Shoncor m'a laissée sur cette phrase mystérieuse, alors je vais tenter d'accepter la complexité qui peut subsister dans mes conseils, même si elle me semble prendre l'apparence de contradictions auxquelles il faudrait trouver une solution. Je crois que ce qu'il faut que tu retiennes, Persil, c'est que tu ne pourrais pas savoir par avance d'où pourra venir ton salut en tant qu'être humain digne de ce nom, ni d'où pourra venir l'intérêt de chaque journée qui te sera offerte. Néanmoins, penser que tu n'as pas besoin de réfléchir à vers où tu veux mener ta vie et à ce qui est important pour toi, que tu peux totalement te contenter de suivre les opportunités, ce serait foncer dans le fossé d'un monde moulé.

Alors, tu cherches l'équilibre entre les deux, et c'est probablement ce qu'il faut faire. Tu avances à l'aveuglette sur le chemin flou des opportunités ; en étant perdu mais en tentant de garder à l'esprit ce qui est important pour toi. Et parmi ce qui est important pour toi, il faudrait toujours conserver la nécessité de trouver de l'intérêt. Je suppose que tu peux continuer d'avancer dans le flou, non pas en te fixant pour mission de dissiper totalement ce flou, mais en ayant au moins en tête l'importance d'être capable d'y trouver des choses qui vaillent le coup. Tu ne dois pas te rendre au flou, l'accepter totalement et te laisser porter hasardeusement ; mais tu ne peux pas non plus vouloir contrôler le flou et créer ton propre chemin à partir de rien, ou sans prendre en compte les éléments qui ne dépendraient pas de toi. Ça, même Shoncor ne le peut pas.
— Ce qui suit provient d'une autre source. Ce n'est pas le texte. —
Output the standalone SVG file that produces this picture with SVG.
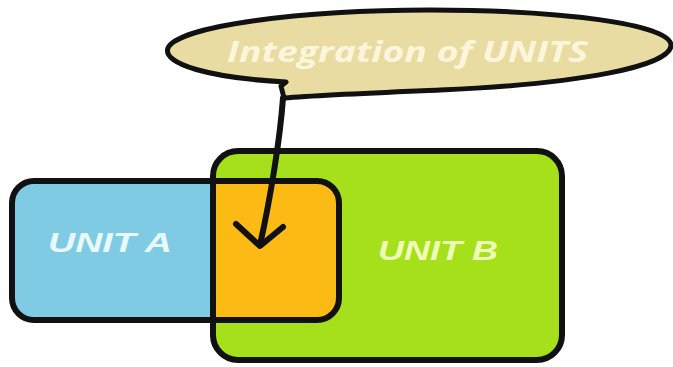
<svg xmlns="http://www.w3.org/2000/svg" width="673" height="367" viewBox="0 0 673 367">
<style>
.outline{fill:none;stroke:#111;stroke-width:6;stroke-linejoin:round}
.lbl{font-family:"Liberation Sans",Arial,sans-serif;font-weight:bold;font-style:italic;font-size:28px}
.conn{fill:none;stroke:#111;stroke-width:6;stroke-linecap:round;stroke-linejoin:round}
</style>
<defs>
<clipPath id="clipB"><rect x="213" y="151" width="349" height="209" rx="25"/></clipPath>
</defs>
<rect width="673" height="367" fill="#fff"/>
<g id="unitA">
<rect x="12" y="181" width="327" height="139" rx="22" fill="#7ecbe3"/>
</g>
<g id="unitB">
<rect x="213" y="151" width="349" height="209" rx="25" fill="#a6e01a"/>
</g>
<g id="overlap">
<rect x="12" y="181" width="327" height="139" rx="22" fill="#fbbb14" clip-path="url(#clipB)"/>
</g>
<g id="outlines">
<rect class="outline" x="12" y="181" width="327" height="139" rx="22"/>
<rect class="outline" x="213" y="151" width="349" height="209" rx="25"/>
<text class="lbl" x="48" y="252" fill="#e9f8fc" textLength="124" lengthAdjust="spacingAndGlyphs">UNIT A</text>
<text class="lbl" x="378" y="260" fill="#effcb8" textLength="120" lengthAdjust="spacingAndGlyphs">UNIT B</text>
</g>
<g id="callout">
<path d="M 286 82 C 210 78 162 64 168 48 C 178 26 300 10 430 10 C 560 10 670 24 671 45 C 672 66 580 84 440 90 C 370 93 320 95 284 98 L 281 86 Z" fill="#e8dca2" stroke="#111" stroke-width="5" stroke-linejoin="round"/>
<text x="227" y="62" font-family="'Open Sans',sans-serif" font-weight="bold" font-style="italic" font-size="28" fill="#fdf6dc" textLength="361" lengthAdjust="spacingAndGlyphs">Integration of UNITS</text>
</g>
<g id="connectors">
<path class="conn" d="M 283 98 C 280 140 270 200 260 245"/>
<path class="conn" d="M 236 224 L 260 246 L 283 227"/>
</g>
</svg>
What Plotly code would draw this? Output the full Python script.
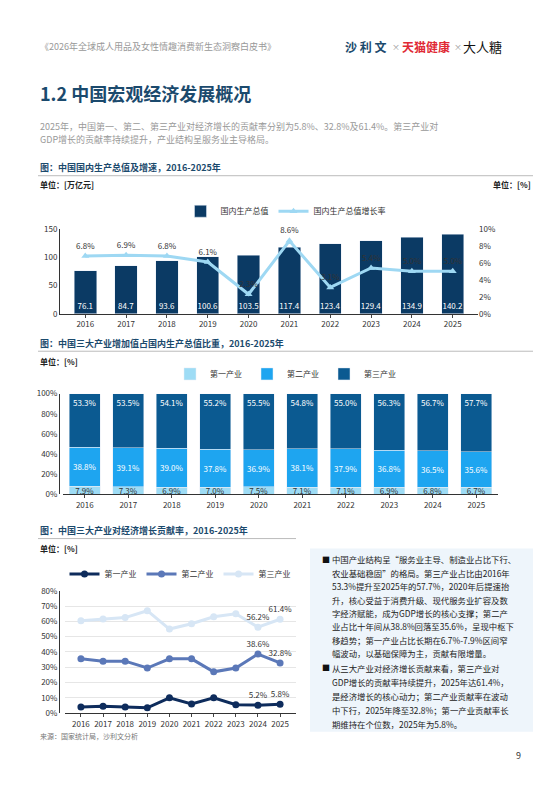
import plotly.graph_objects as go

years = ["2016","2017","2018","2019","2020","2021","2022","2023","2024","2025"]
gdp = [76.1, 84.7, 93.6, 100.6, 103.5, 117.4, 123.4, 129.4, 134.9, 140.2]
gdp_growth = [6.8, 6.9, 6.8, 6.1, 2.3, 8.6, 3.1, 5.4, 5.0, 5.0]
share_1 = [7.9, 7.3, 6.9, 7.0, 7.5, 7.1, 7.1, 6.9, 6.8, 6.7]
share_2 = [38.8, 39.1, 39.0, 37.8, 36.9, 38.1, 37.9, 36.8, 36.5, 35.6]
share_3 = [53.3, 53.5, 54.1, 55.2, 55.5, 54.8, 55.0, 56.3, 56.7, 57.7]
contrib_1 = [4.0, 4.5, 4.0, 3.5, 10.0, 6.0, 10.0, 5.5, 5.2, 5.8]
contrib_2 = [35.5, 34.0, 34.0, 29.5, 35.5, 35.5, 27.0, 29.5, 38.6, 32.8]
contrib_3 = [60.5, 61.5, 62.5, 67.0, 55.0, 58.5, 63.0, 65.0, 56.2, 61.4]

W, H = 555, 788
def px(x): return x / W
def py(y): return 1 - y / H

FONT = "Noto Sans CJK SC"
fig = go.Figure()

# Chart 1
fig.add_trace(go.Bar(x=years, y=gdp, name="国内生产总值", marker_color="#0b3a64", width=0.55,
                     text=[f"{v:.1f}" for v in gdp], textposition="inside", insidetextanchor="start",
                     textangle=0, constraintext="none",
                     textfont=dict(color="white", size=8), xaxis="x", yaxis="y", legend="legend"))
fig.add_trace(go.Scatter(x=years, y=gdp_growth, name="国内生产总值增长率", mode="lines+markers+text",
                         line=dict(color="#9ed8f3", width=3), marker=dict(symbol="triangle-up", size=7),
                         text=[f"{v:.1f}%" for v in gdp_growth], textposition="top center", cliponaxis=False,
                         textfont=dict(size=8, color="#333"), xaxis="x", yaxis="y2", legend="legend"))

# Chart 2
for name, vals, col, tc, anchor in [("第一产业", share_1, "#9edcf5", "#333", "middle"),
                                     ("第二产业", share_2, "#1ea5f0", "white", "middle"),
                                     ("第三产业", share_3, "#0b5a91", "white", "end")]:
    fig.add_trace(go.Bar(x=years, y=vals, name=name, marker_color=col, width=0.72,
                         text=[f"{v:.1f}%" for v in vals], textposition="inside", insidetextanchor=anchor,
                         textangle=0, constraintext="none",
                         textfont=dict(size=8, color=tc), xaxis="x3", yaxis="y3", legend="legend2"))

# Chart 3
def lbl(vals):
    return ["" if i < 8 else f"{v:.1f}%" for i, v in enumerate(vals)]
for name, vals, col in [("第一产业", contrib_1, "#0e2c5c"), ("第二产业", contrib_2, "#5b78b8"),
                        ("第三产业", contrib_3, "#d7e6f5")]:
    fig.add_trace(go.Scatter(x=years, y=vals, name=name, mode="lines+markers+text",
                             line=dict(color=col, width=3), marker=dict(size=7, color=col),
                             text=lbl(vals), textposition="top center", textfont=dict(size=8, color="#333"),
                             cliponaxis=False, xaxis="x4", yaxis="y4", legend="legend3"))

axfont = dict(size=8, color="#333")
fig.update_layout(
    width=W, height=H, margin=dict(l=0, r=0, t=0, b=0), paper_bgcolor="white", plot_bgcolor="white",
    font=dict(family=FONT, size=9, color="#333"), barmode="stack", showlegend=True,
    uniformtext=dict(minsize=8, mode="show"),
    xaxis=dict(domain=[px(52), px(470)], anchor="y", tickfont=axfont, showline=True, linecolor="#333", ticks="outside", ticklen=3),
    yaxis=dict(domain=[py(304), py(218)], range=[0, 150], dtick=50, tickfont=axfont, showgrid=False, showline=True, linecolor="#333"),
    yaxis2=dict(overlaying="y", side="right", range=[0, 10], dtick=2, ticksuffix="%", tickfont=axfont, showgrid=False, anchor="x"),
    xaxis3=dict(domain=[px(55), px(490)], anchor="y3", tickfont=axfont, showline=True, linecolor="#333", ticks="outside", ticklen=3),
    yaxis3=dict(domain=[py(487), py(385)], range=[0, 100], dtick=20, ticksuffix="%", tickfont=axfont, showgrid=False, showline=True, linecolor="#333"),
    xaxis4=dict(domain=[px(57), px(288)], anchor="y4", tickfont=axfont, showline=True, linecolor="#333", ticks="outside", ticklen=3),
    yaxis4=dict(domain=[py(709), py(585)], range=[0, 80], dtick=10, ticksuffix="%", tickfont=axfont, showgrid=True, gridcolor="#e6e6e6", showline=True, linecolor="#333"),
    legend=dict(orientation="h", traceorder="normal", x=0.5, xanchor="center", y=py(200), yanchor="middle", font=dict(size=8)),
    legend2=dict(orientation="h", traceorder="normal", x=0.5, xanchor="center", y=py(365), yanchor="middle", font=dict(size=8)),
    legend3=dict(orientation="h", traceorder="normal", x=px(172), xanchor="center", y=py(568), yanchor="middle", font=dict(size=8)),
)

anns = [
    dict(x=px(30), y=py(33), text="《2026年全球成人用品及女性情趣消费新生态洞察白皮书》", size=9, color="#999", xa="left"),
    dict(x=px(335), y=py(33), text="<b>沙 利 文</b>", size=12, color="#1b4a6d", xa="left"),
    dict(x=px(382), y=py(33), text="×", size=8, color="#999", xa="left"),
    dict(x=px(392), y=py(33), text="<b>天猫健康</b>", size=12, color="#e02a35", xa="left"),
    dict(x=px(444), y=py(33), text="×", size=8, color="#999", xa="left"),
    dict(x=px(453), y=py(33), text="大人糖", size=13, color="#111", xa="left"),
    dict(x=px(30), y=py(80), text="<b>1.2 中国宏观经济发展概况</b>", size=18, color="#1b4a6d", xa="left"),
    dict(x=px(30), y=py(114), text="2025年，中国第一、第二、第三产业对经济增长的贡献率分别为5.8%、32.8%及61.4%。第三产业对", size=9, color="#999", xa="left"),
    dict(x=px(30), y=py(127), text="GDP增长的贡献率持续提升，产业结构呈服务业主导格局。", size=9, color="#999", xa="left"),
    dict(x=px(30), y=py(156), text="<b>图：中国国内生产总值及增速，2016-2025年</b>", size=9, color="#1b4a6d", xa="left"),
    dict(x=px(30), y=py(173), text="<b>单位：[万亿元]</b>", size=8, color="#222", xa="left"),
    dict(x=px(525), y=py(173), text="<b>单位：[%]</b>", size=8, color="#222", xa="right"),
    dict(x=px(30), y=py(334), text="<b>图：中国三大产业增加值占国内生产总值比重，2016-2025年</b>", size=9, color="#1b4a6d", xa="left"),
    dict(x=px(30), y=py(352), text="<b>单位：[%]</b>", size=8, color="#222", xa="left"),
    dict(x=px(30), y=py(524), text="<b>图：中国三大产业对经济增长贡献率，2016-2025年</b>", size=9, color="#1b4a6d", xa="left"),
    dict(x=px(30), y=py(542), text="<b>单位：[%]</b>", size=8, color="#222", xa="left"),
    dict(x=px(30), y=py(732), text="来源：国家统计局，沙利文分析", size=7, color="#777", xa="left"),
    dict(x=px(515), y=py(752), text="9", size=9, color="#333", xa="right"),
    dict(x=px(312), y=py(553), text="■", size=8, color="#111", xa="left"),
    dict(x=px(312), y=py(663), text="■", size=8, color="#111", xa="left"),
]
bullet1 = ["中国产业结构呈“服务业主导、制造业占比下行、", "农业基础稳固”的格局。第三产业占比由2016年",
           "53.3%提升至2025年的57.7%，2020年后提速抬", "升，核心受益于消费升级、现代服务业扩容及数",
           "字经济赋能，成为GDP增长的核心支撑；第二产", "业占比十年间从38.8%回落至35.6%，呈现中枢下",
           "移趋势；第一产业占比长期在6.7%-7.9%区间窄", "幅波动，以基础保障为主，贡献有限增量。"]
bullet2 = ["从三大产业对经济增长贡献来看，第三产业对", "GDP增长的贡献率持续提升，2025年达61.4%，",
           "是经济增长的核心动力；第二产业贡献率在波动", "中下行，2025年降至32.8%；第一产业贡献率长",
           "期维持在个位数，2025年为5.8%。"]
for i, t in enumerate(bullet1):
    anns.append(dict(x=px(322), y=py(553 + i * 13.6), text=t, size=8.4, color="#222", xa="left"))
for i, t in enumerate(bullet2):
    anns.append(dict(x=px(322), y=py(663 + i * 14.2), text=t, size=8.4, color="#222", xa="left"))

fig.update_layout(annotations=[dict(x=a["x"], y=a["y"], xref="paper", yref="paper", text=a["text"],
                                     showarrow=False, xanchor=a["xa"], yanchor="middle", align="left",
                                     font=dict(size=a["size"], color=a["color"], family=FONT)) for a in anns])
line = dict(color="#bbb", width=1)
fig.update_layout(shapes=[
    dict(type="line", xref="paper", yref="paper", x0=px(30), x1=px(525), y0=py(164), y1=py(164), line=line),
    dict(type="line", xref="paper", yref="paper", x0=px(30), x1=px(525), y0=py(342), y1=py(342), line=line),
    dict(type="line", xref="paper", yref="paper", x0=px(30), x1=px(288), y0=py(532), y1=py(532), line=line),
    dict(type="rect", xref="paper", yref="paper", x0=px(302), x1=px(525), y0=py(542), y1=py(728),
         fillcolor="#eef5fb", line=dict(width=0), layer="below"),
])
fig.write_html("out.html")
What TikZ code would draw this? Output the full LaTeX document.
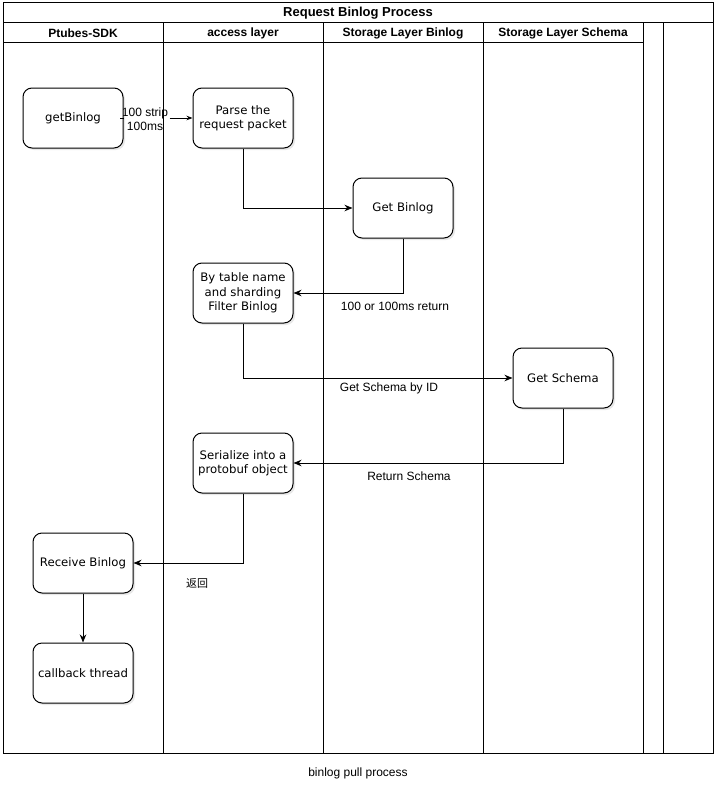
\documentclass[tikz,border=0pt]{standalone}
\usepackage{fontspec}
\setmainfont{Liberation Sans}
\newfontfamily\boxfont{DejaVu Sans}
\newfontfamily\cjkfont{Noto Sans CJK SC}
\usetikzlibrary{arrows.meta,shadows}
\begin{document}
\begin{tikzpicture}[x=1pt,y=-1pt,line width=1pt,
  proc/.style={draw,rounded corners=9pt,minimum width=100pt,minimum height=60pt,
    align=center,inner sep=0pt,fill=white,
    font=\boxfont\fontsize{11.7}{14.3}\selectfont,
    drop shadow={opacity=0.18,shadow xshift=2pt,shadow yshift=-2pt}},
  lbl/.style={font=\fontsize{12}{14}\selectfont,inner sep=1pt,align=center},
  hdr/.style={font=\bfseries\fontsize{12}{14}\selectfont},
  flow/.style={-{Stealth[length=8pt,width=6.5pt]}},
  flowsmall/.style={-{Stealth[length=6pt,width=4.5pt]}},
  frame/.style={line width=1pt}
]
\useasboundingbox (0,0) rectangle (722,792);

% edge label with white background (drawn before lane lines)
\node[lbl,fill=white] (l1) at (145,119.5) {100 strip\\100ms};

% pool frame
\draw[frame] (3,3) rectangle (713,753);
\draw[frame] (3,23) -- (713,23);
\draw[frame] (3,43) -- (643,43);
\foreach \x in {163,323,483,643,663}
  \draw[frame] (\x,23) -- (\x,753);

% titles
\node[font=\bfseries\fontsize{13}{15}\selectfont] (title) at (358,13) {Request Binlog Process};
\node[hdr] (h1) at (83,33) {Ptubes-SDK};
\node[hdr] (h2) at (243,33) {access layer};
\node[hdr] (h3) at (403,33) {Storage Layer Binlog};
\node[hdr] (h4) at (563,33) {Storage Layer Schema};

% process nodes
\node[proc] (get)   at (73,118)  {getBinlog};
\node[proc] (parse) at (243,118) {Parse the\\request packet};
\node[proc] (gbin)  at (403,208) {Get Binlog};
\node[proc] (filt)  at (243,293) {By table name\\and sharding\\Filter Binlog};
\node[proc] (gsch)  at (563,378) {Get Schema};
\node[proc] (ser)   at (243,463) {Serialize into a\\protobuf object};
\node[proc] (recv)  at (83,563)  {Receive Binlog};
\node[proc] (cb)    at (83,673)  {callback thread};

% connectors
\draw[flowsmall] (l1.east |- get.east) -- (parse.west);
\draw (get.east) -- (l1.west |- get.east);
\draw[flow] (parse.south) |- (gbin.west);
\draw[flow] (gbin.south) |- (filt.east);
\draw[flow] (filt.south) |- (gsch.west);
\draw[flow] (gsch.south) |- (ser.east);
\draw[flow] (ser.south) |- (recv.east);
\draw[flow] (recv.south) -- (cb.north);

% connector labels
\node[lbl] (l2) at (395,306) {100 or 100ms return};
\node[lbl] (l3) at (389,388) {Get Schema by ID};
\node[lbl] (l4) at (409,476) {Return Schema};
\node[lbl,font=\cjkfont\fontsize{11}{13}\selectfont] (l5) at (197,583) {返回};

% caption
\node[lbl] (cap) at (358,773) {binlog pull process};
\end{tikzpicture}
\end{document}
Alors, en attendant de trouver d'autres choses qui vaillent le coup, tu vas continuer en t'appuyant sur celles que tu as déjà identifiées : comprendre, apprendre, découvrir, te construire,… Et moi, je vais probablement essayer de continuer d'écrire, parce que je suis toujours aussi convaincue que les choses valent toujours un peu plus le coup avec des mots posés dessus.